Meskwaki student shows off hand sculptures

During a recent five-day summer camp at the University of Northern Iowa, a group of eighth- through 12th-grade students from the Meskwaki Nation had the chance to take part in a unique workshop in the UNI Department of Art.

Through the workshop, students utilized the UNI Public Art Incubator to craft their own sculptures from the ground up — exploring what it’s like to study and create art and even gaining insight into art as a career.

The summer camp is part of a broader partnership between UNI and the Meskwaki Nation. One aspect of this partnership is addressing the different needs of the Meskwaki Nation, such as their desire for more college and career readiness programs for their youth. 

The workshop was led by Wendy Miller, an associate professor of art education at UNI, and Dan Perry, the coordinator for the UNI Public Art Incubator. 

“I really wanted to utilize some of the great facilities we have in our art department,” said Miller. “So I asked Dan Perry if he wanted to work with us to give the students an opportunity to see art beyond the typical drawing and painting, and we could be right there in the building during the summer when the Public Art Incubator is really buzzing.”

The sculpture project the students took on was meant to tell a story about themselves using three main components.

First, they sketched their designs. Then, students cast molds of their hands and selected an icon or image of significance to pair with their hand sculptures. Lastly, they selected a piece of wood to serve as the base for their sculpture. Once everything was assembled, some students also chose to paint their hand replicas.

“We wanted the students to get a taste of what it would be like if they took a sculpture class, but then we also were trying to make connections to laser cutting and mold making and woodwork, which are all things that they could be doing in their future careers,” said Miller.
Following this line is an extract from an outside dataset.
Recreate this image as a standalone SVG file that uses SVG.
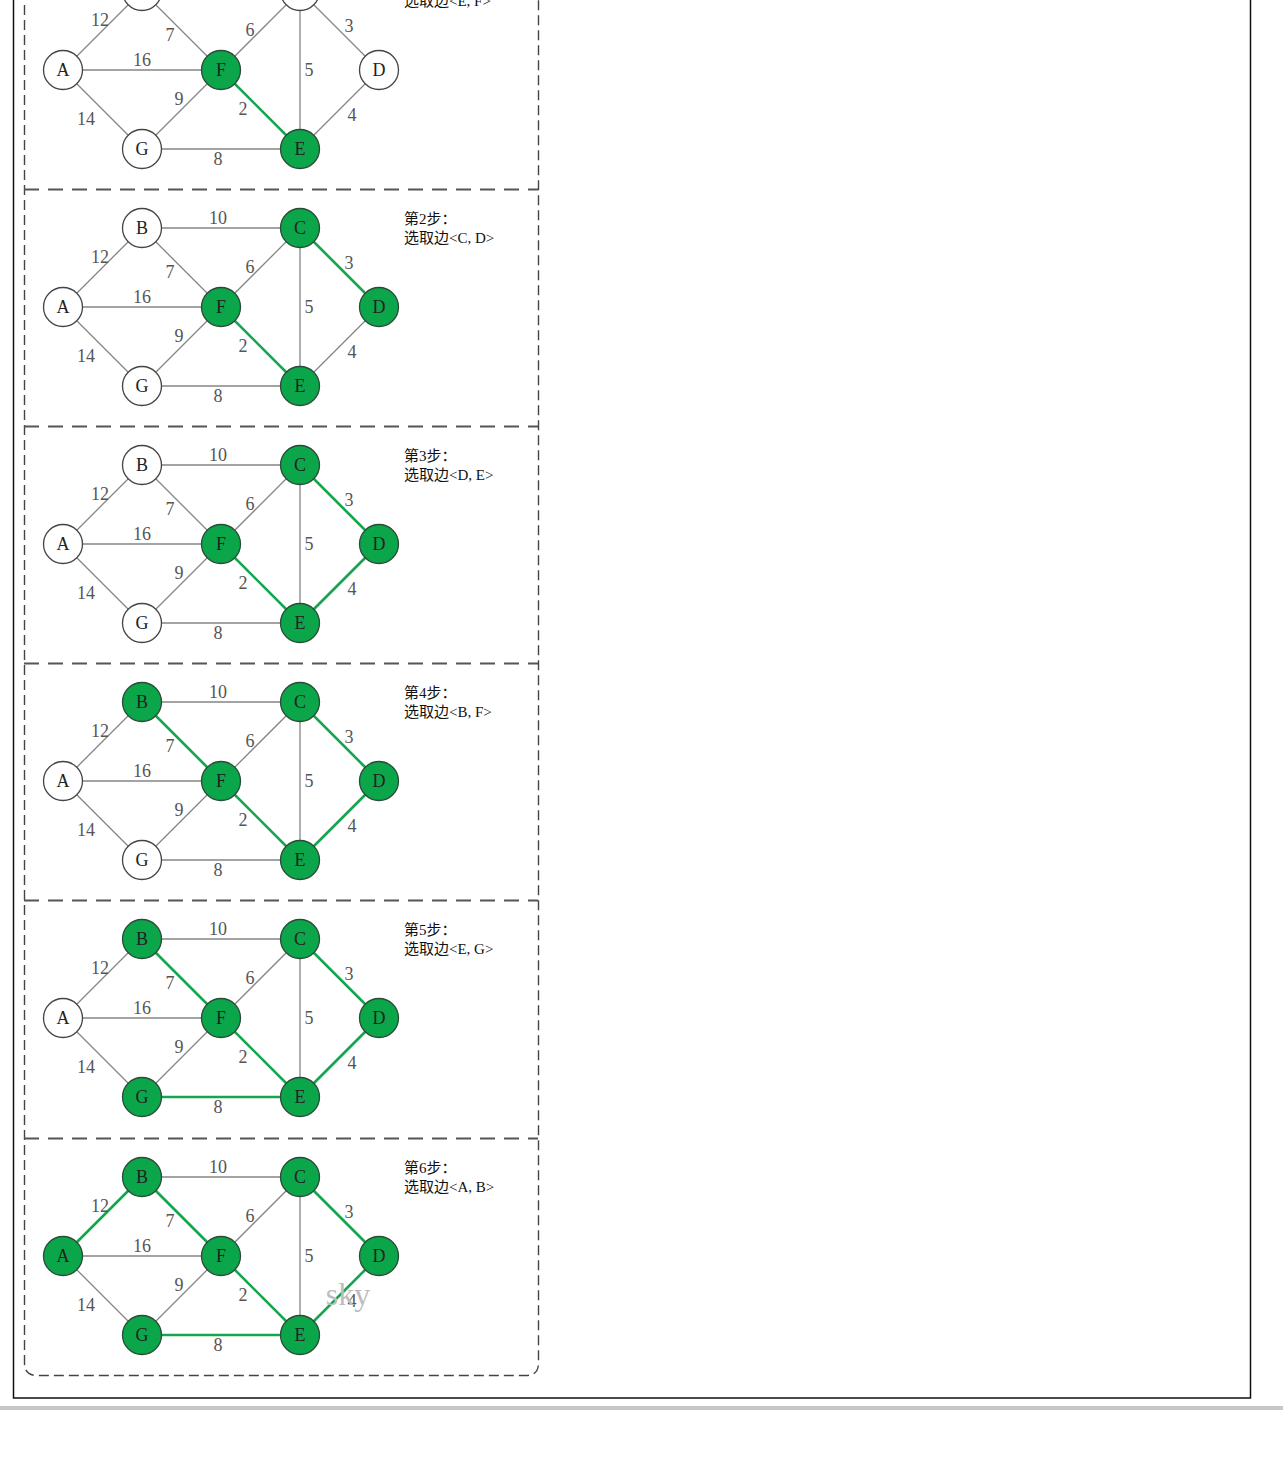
<svg xmlns="http://www.w3.org/2000/svg" width="1283" height="1457" viewBox="0 0 1283 1457">
<style>
.bg{fill:#ffffff}
.frame{fill:none;stroke:#111;stroke-width:1.5}
.bar{fill:#c8c8c8}
.border{fill:none;stroke:#444;stroke-width:1.4;stroke-dasharray:10 5}
.sep{fill:none;stroke:#555;stroke-width:1.8;stroke-dasharray:15 9}
.e{stroke:#858585;stroke-width:1.3;fill:none}
.g{stroke:#14a64f;stroke-width:2.6;fill:none}
.n circle{fill:#fff;stroke:#444;stroke-width:1.3}
.n.on circle{fill:#0ca64a;stroke:#2c4a38}
.n text{font-family:"Liberation Serif",serif;font-size:18px;fill:#222;text-anchor:middle}
.w{font-family:"Liberation Serif",serif;font-size:18px;fill:#555;text-anchor:middle}
.cap{font-family:"Liberation Serif","Noto Sans CJK SC",serif;font-size:15px;fill:#111}
.wm{font-family:"Liberation Serif",serif;font-size:32px;fill:#bdbdbd;text-anchor:middle}
</style>
<rect class="bg" x="0" y="0" width="1283" height="1457"/>
<rect class="frame" x="13.5" y="-10" width="1237" height="1408"/>
<rect class="bar" x="0" y="1406" width="1283" height="4"/>
<g id="panel-frame">
<path class="border" d="M24.5,-10 V1363 Q24.5,1375.5 37,1375.5 H526 Q538.5,1375.5 538.5,1363 V-10"/>
<line class="sep" x1="24" y1="189.5" x2="538" y2="189.5"/>
<line class="sep" x1="24" y1="426.5" x2="538" y2="426.5"/>
<line class="sep" x1="24" y1="663.5" x2="538" y2="663.5"/>
<line class="sep" x1="24" y1="900.5" x2="538" y2="900.5"/>
<line class="sep" x1="24" y1="1138.5" x2="538" y2="1138.5"/>
</g>

<!-- Step 1 -->
<g id="step1" transform="translate(0,0)">
<g id="connectors-1">
<line class="e" x1="63" y1="70" x2="142" y2="-9"/>
<line class="e" x1="63" y1="70" x2="221" y2="70"/>
<line class="e" x1="63" y1="70" x2="142" y2="149"/>
<line class="e" x1="142" y1="-9" x2="300" y2="-9"/>
<line class="e" x1="142" y1="-9" x2="221" y2="70"/>
<line class="e" x1="221" y1="70" x2="300" y2="-9"/>
<line class="e" x1="142" y1="149" x2="221" y2="70"/>
<line class="e" x1="142" y1="149" x2="300" y2="149"/>
<line class="e" x1="300" y1="-9" x2="300" y2="149"/>
<line class="e" x1="300" y1="-9" x2="379" y2="70"/>
<line class="e" x1="379" y1="70" x2="300" y2="149"/>
<line class="g" x1="221" y1="70" x2="300" y2="149"/>
<text class="w" x="100" y="26">12</text><text class="w" x="170" y="41">7</text><text class="w" x="250" y="36">6</text><text class="w" x="349" y="32">3</text><text class="w" x="142" y="66">16</text><text class="w" x="309" y="76">5</text><text class="w" x="179" y="105">9</text><text class="w" x="243" y="115">2</text><text class="w" x="86" y="125">14</text><text class="w" x="352" y="121">4</text><text class="w" x="218" y="165">8</text>
</g>
<g id="s1-A" class="n"><circle cx="63" cy="70" r="19.5"/><text x="63" y="76">A</text></g>
<g id="s1-B" class="n"><circle cx="142" cy="-9" r="19.5"/></g>
<g id="s1-C" class="n"><circle cx="300" cy="-9" r="19.5"/></g>
<g id="s1-D" class="n"><circle cx="379" cy="70" r="19.5"/><text x="379" y="76">D</text></g>
<g id="s1-E" class="n on"><circle cx="300" cy="149" r="19.5"/><text x="300" y="155">E</text></g>
<g id="s1-F" class="n on"><circle cx="221" cy="70" r="19.5"/><text x="221" y="76">F</text></g>
<g id="s1-G" class="n"><circle cx="142" cy="149" r="19.5"/><text x="142" y="155">G</text></g>
<text class="cap" x="404" y="6">选取边&lt;E, F&gt;</text>
</g>

<!-- Step 2 -->
<g id="step2" transform="translate(0,237)">
<g id="connectors-2">
<line class="e" x1="63" y1="70" x2="142" y2="-9"/>
<line class="e" x1="63" y1="70" x2="221" y2="70"/>
<line class="e" x1="63" y1="70" x2="142" y2="149"/>
<line class="e" x1="142" y1="-9" x2="300" y2="-9"/>
<line class="e" x1="142" y1="-9" x2="221" y2="70"/>
<line class="e" x1="221" y1="70" x2="300" y2="-9"/>
<line class="e" x1="142" y1="149" x2="221" y2="70"/>
<line class="e" x1="142" y1="149" x2="300" y2="149"/>
<line class="e" x1="300" y1="-9" x2="300" y2="149"/>
<line class="e" x1="379" y1="70" x2="300" y2="149"/>
<line class="g" x1="221" y1="70" x2="300" y2="149"/>
<line class="g" x1="300" y1="-9" x2="379" y2="70"/>
<text class="w" x="218" y="-13">10</text><text class="w" x="100" y="26">12</text><text class="w" x="170" y="41">7</text><text class="w" x="250" y="36">6</text><text class="w" x="349" y="32">3</text><text class="w" x="142" y="66">16</text><text class="w" x="309" y="76">5</text><text class="w" x="179" y="105">9</text><text class="w" x="243" y="115">2</text><text class="w" x="86" y="125">14</text><text class="w" x="352" y="121">4</text><text class="w" x="218" y="165">8</text>
</g>
<g id="s2-A" class="n"><circle cx="63" cy="70" r="19.5"/><text x="63" y="76">A</text></g>
<g id="s2-B" class="n"><circle cx="142" cy="-9" r="19.5"/><text x="142" y="-3">B</text></g>
<g id="s2-C" class="n on"><circle cx="300" cy="-9" r="19.5"/><text x="300" y="-3">C</text></g>
<g id="s2-D" class="n on"><circle cx="379" cy="70" r="19.5"/><text x="379" y="76">D</text></g>
<g id="s2-E" class="n on"><circle cx="300" cy="149" r="19.5"/><text x="300" y="155">E</text></g>
<g id="s2-F" class="n on"><circle cx="221" cy="70" r="19.5"/><text x="221" y="76">F</text></g>
<g id="s2-G" class="n"><circle cx="142" cy="149" r="19.5"/><text x="142" y="155">G</text></g>
<text class="cap" x="404" y="-13">第2步：</text>
<text class="cap" x="404" y="6">选取边&lt;C, D&gt;</text>
</g>

<!-- Step 3 -->
<g id="step3" transform="translate(0,474)">
<g id="connectors-3">
<line class="e" x1="63" y1="70" x2="142" y2="-9"/>
<line class="e" x1="63" y1="70" x2="221" y2="70"/>
<line class="e" x1="63" y1="70" x2="142" y2="149"/>
<line class="e" x1="142" y1="-9" x2="300" y2="-9"/>
<line class="e" x1="142" y1="-9" x2="221" y2="70"/>
<line class="e" x1="221" y1="70" x2="300" y2="-9"/>
<line class="e" x1="142" y1="149" x2="221" y2="70"/>
<line class="e" x1="142" y1="149" x2="300" y2="149"/>
<line class="e" x1="300" y1="-9" x2="300" y2="149"/>
<line class="g" x1="379" y1="70" x2="300" y2="149"/>
<line class="g" x1="221" y1="70" x2="300" y2="149"/>
<line class="g" x1="300" y1="-9" x2="379" y2="70"/>
<text class="w" x="218" y="-13">10</text><text class="w" x="100" y="26">12</text><text class="w" x="170" y="41">7</text><text class="w" x="250" y="36">6</text><text class="w" x="349" y="32">3</text><text class="w" x="142" y="66">16</text><text class="w" x="309" y="76">5</text><text class="w" x="179" y="105">9</text><text class="w" x="243" y="115">2</text><text class="w" x="86" y="125">14</text><text class="w" x="352" y="121">4</text><text class="w" x="218" y="165">8</text>
</g>
<g id="s3-A" class="n"><circle cx="63" cy="70" r="19.5"/><text x="63" y="76">A</text></g>
<g id="s3-B" class="n"><circle cx="142" cy="-9" r="19.5"/><text x="142" y="-3">B</text></g>
<g id="s3-C" class="n on"><circle cx="300" cy="-9" r="19.5"/><text x="300" y="-3">C</text></g>
<g id="s3-D" class="n on"><circle cx="379" cy="70" r="19.5"/><text x="379" y="76">D</text></g>
<g id="s3-E" class="n on"><circle cx="300" cy="149" r="19.5"/><text x="300" y="155">E</text></g>
<g id="s3-F" class="n on"><circle cx="221" cy="70" r="19.5"/><text x="221" y="76">F</text></g>
<g id="s3-G" class="n"><circle cx="142" cy="149" r="19.5"/><text x="142" y="155">G</text></g>
<text class="cap" x="404" y="-13">第3步：</text>
<text class="cap" x="404" y="6">选取边&lt;D, E&gt;</text>
</g>

<!-- Step 4 -->
<g id="step4" transform="translate(0,711)">
<g id="connectors-4">
<line class="e" x1="63" y1="70" x2="142" y2="-9"/>
<line class="e" x1="63" y1="70" x2="221" y2="70"/>
<line class="e" x1="63" y1="70" x2="142" y2="149"/>
<line class="e" x1="142" y1="-9" x2="300" y2="-9"/>
<line class="e" x1="221" y1="70" x2="300" y2="-9"/>
<line class="e" x1="142" y1="149" x2="221" y2="70"/>
<line class="e" x1="142" y1="149" x2="300" y2="149"/>
<line class="e" x1="300" y1="-9" x2="300" y2="149"/>
<line class="g" x1="142" y1="-9" x2="221" y2="70"/>
<line class="g" x1="379" y1="70" x2="300" y2="149"/>
<line class="g" x1="221" y1="70" x2="300" y2="149"/>
<line class="g" x1="300" y1="-9" x2="379" y2="70"/>
<text class="w" x="218" y="-13">10</text><text class="w" x="100" y="26">12</text><text class="w" x="170" y="41">7</text><text class="w" x="250" y="36">6</text><text class="w" x="349" y="32">3</text><text class="w" x="142" y="66">16</text><text class="w" x="309" y="76">5</text><text class="w" x="179" y="105">9</text><text class="w" x="243" y="115">2</text><text class="w" x="86" y="125">14</text><text class="w" x="352" y="121">4</text><text class="w" x="218" y="165">8</text>
</g>
<g id="s4-A" class="n"><circle cx="63" cy="70" r="19.5"/><text x="63" y="76">A</text></g>
<g id="s4-B" class="n on"><circle cx="142" cy="-9" r="19.5"/><text x="142" y="-3">B</text></g>
<g id="s4-C" class="n on"><circle cx="300" cy="-9" r="19.5"/><text x="300" y="-3">C</text></g>
<g id="s4-D" class="n on"><circle cx="379" cy="70" r="19.5"/><text x="379" y="76">D</text></g>
<g id="s4-E" class="n on"><circle cx="300" cy="149" r="19.5"/><text x="300" y="155">E</text></g>
<g id="s4-F" class="n on"><circle cx="221" cy="70" r="19.5"/><text x="221" y="76">F</text></g>
<g id="s4-G" class="n"><circle cx="142" cy="149" r="19.5"/><text x="142" y="155">G</text></g>
<text class="cap" x="404" y="-13">第4步：</text>
<text class="cap" x="404" y="6">选取边&lt;B, F&gt;</text>
</g>

<!-- Step 5 -->
<g id="step5" transform="translate(0,948)">
<g id="connectors-5">
<line class="e" x1="63" y1="70" x2="142" y2="-9"/>
<line class="e" x1="63" y1="70" x2="221" y2="70"/>
<line class="e" x1="63" y1="70" x2="142" y2="149"/>
<line class="e" x1="142" y1="-9" x2="300" y2="-9"/>
<line class="e" x1="221" y1="70" x2="300" y2="-9"/>
<line class="e" x1="142" y1="149" x2="221" y2="70"/>
<line class="e" x1="300" y1="-9" x2="300" y2="149"/>
<line class="g" x1="142" y1="149" x2="300" y2="149"/>
<line class="g" x1="142" y1="-9" x2="221" y2="70"/>
<line class="g" x1="379" y1="70" x2="300" y2="149"/>
<line class="g" x1="221" y1="70" x2="300" y2="149"/>
<line class="g" x1="300" y1="-9" x2="379" y2="70"/>
<text class="w" x="218" y="-13">10</text><text class="w" x="100" y="26">12</text><text class="w" x="170" y="41">7</text><text class="w" x="250" y="36">6</text><text class="w" x="349" y="32">3</text><text class="w" x="142" y="66">16</text><text class="w" x="309" y="76">5</text><text class="w" x="179" y="105">9</text><text class="w" x="243" y="115">2</text><text class="w" x="86" y="125">14</text><text class="w" x="352" y="121">4</text><text class="w" x="218" y="165">8</text>
</g>
<g id="s5-A" class="n"><circle cx="63" cy="70" r="19.5"/><text x="63" y="76">A</text></g>
<g id="s5-B" class="n on"><circle cx="142" cy="-9" r="19.5"/><text x="142" y="-3">B</text></g>
<g id="s5-C" class="n on"><circle cx="300" cy="-9" r="19.5"/><text x="300" y="-3">C</text></g>
<g id="s5-D" class="n on"><circle cx="379" cy="70" r="19.5"/><text x="379" y="76">D</text></g>
<g id="s5-E" class="n on"><circle cx="300" cy="149" r="19.5"/><text x="300" y="155">E</text></g>
<g id="s5-F" class="n on"><circle cx="221" cy="70" r="19.5"/><text x="221" y="76">F</text></g>
<g id="s5-G" class="n on"><circle cx="142" cy="149" r="19.5"/><text x="142" y="155">G</text></g>
<text class="cap" x="404" y="-13">第5步：</text>
<text class="cap" x="404" y="6">选取边&lt;E, G&gt;</text>
</g>

<!-- Step 6 -->
<g id="step6" transform="translate(0,1186)">
<g id="connectors-6">
<line class="e" x1="63" y1="70" x2="221" y2="70"/>
<line class="e" x1="63" y1="70" x2="142" y2="149"/>
<line class="e" x1="142" y1="-9" x2="300" y2="-9"/>
<line class="e" x1="221" y1="70" x2="300" y2="-9"/>
<line class="e" x1="142" y1="149" x2="221" y2="70"/>
<line class="e" x1="300" y1="-9" x2="300" y2="149"/>
<line class="g" x1="63" y1="70" x2="142" y2="-9"/>
<line class="g" x1="142" y1="149" x2="300" y2="149"/>
<line class="g" x1="142" y1="-9" x2="221" y2="70"/>
<line class="g" x1="379" y1="70" x2="300" y2="149"/>
<line class="g" x1="221" y1="70" x2="300" y2="149"/>
<line class="g" x1="300" y1="-9" x2="379" y2="70"/>
<text class="w" x="218" y="-13">10</text><text class="w" x="100" y="26">12</text><text class="w" x="170" y="41">7</text><text class="w" x="250" y="36">6</text><text class="w" x="349" y="32">3</text><text class="w" x="142" y="66">16</text><text class="w" x="309" y="76">5</text><text class="w" x="179" y="105">9</text><text class="w" x="243" y="115">2</text><text class="w" x="86" y="125">14</text><text class="w" x="352" y="121">4</text><text class="w" x="218" y="165">8</text>
</g>
<g id="s6-A" class="n on"><circle cx="63" cy="70" r="19.5"/><text x="63" y="76">A</text></g>
<g id="s6-B" class="n on"><circle cx="142" cy="-9" r="19.5"/><text x="142" y="-3">B</text></g>
<g id="s6-C" class="n on"><circle cx="300" cy="-9" r="19.5"/><text x="300" y="-3">C</text></g>
<g id="s6-D" class="n on"><circle cx="379" cy="70" r="19.5"/><text x="379" y="76">D</text></g>
<g id="s6-E" class="n on"><circle cx="300" cy="149" r="19.5"/><text x="300" y="155">E</text></g>
<g id="s6-F" class="n on"><circle cx="221" cy="70" r="19.5"/><text x="221" y="76">F</text></g>
<g id="s6-G" class="n on"><circle cx="142" cy="149" r="19.5"/><text x="142" y="155">G</text></g>
<text class="cap" x="404" y="-13">第6步：</text>
<text class="cap" x="404" y="6">选取边&lt;A, B&gt;</text>
<text class="wm" x="348" y="119">sky</text>
</g>
</svg>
“Ultimately our goal was to have them create artwork that represented some facet of their identity that they can share with their community and tell a little bit more about themselves,” Perry explained.

The students each wrote a short artist statement to accompany their artworks, describing their sculptures and what they wanted others to learn about them through their artwork. Students shared these statements in a presentation on the final day of the camp when their families came for the open house portion of the week.

“They got to see how all of these things came together to create one visual representation of a story,” said Miller. “I think they all learned a little bit about each other, too. Some of them knew each other before camp, and some of them didn't know each other. I think it gave them a great opportunity to hear each other's stories.”

The educational experience for students went beyond their sculpture work. Students got to learn about public art and the art incubator and take a tour of campus to learn about the various art pieces.

“I think they enjoyed being on a college campus, just to see what it's like,” said Perry. “By the end of the week, I think they felt pretty comfortable.”

“I think it's a great opportunity for Meskwaki students to come to campus and see that there's a place for them here — to see things that they are interested in and things that they are excited to explore,” said Miller. “I really think that having the opportunity to be on campus in the summer, when there's not a lot of students to navigate and they're welcomed into every building and meeting faculty, just takes away a little bit of that intimidation that college can have.”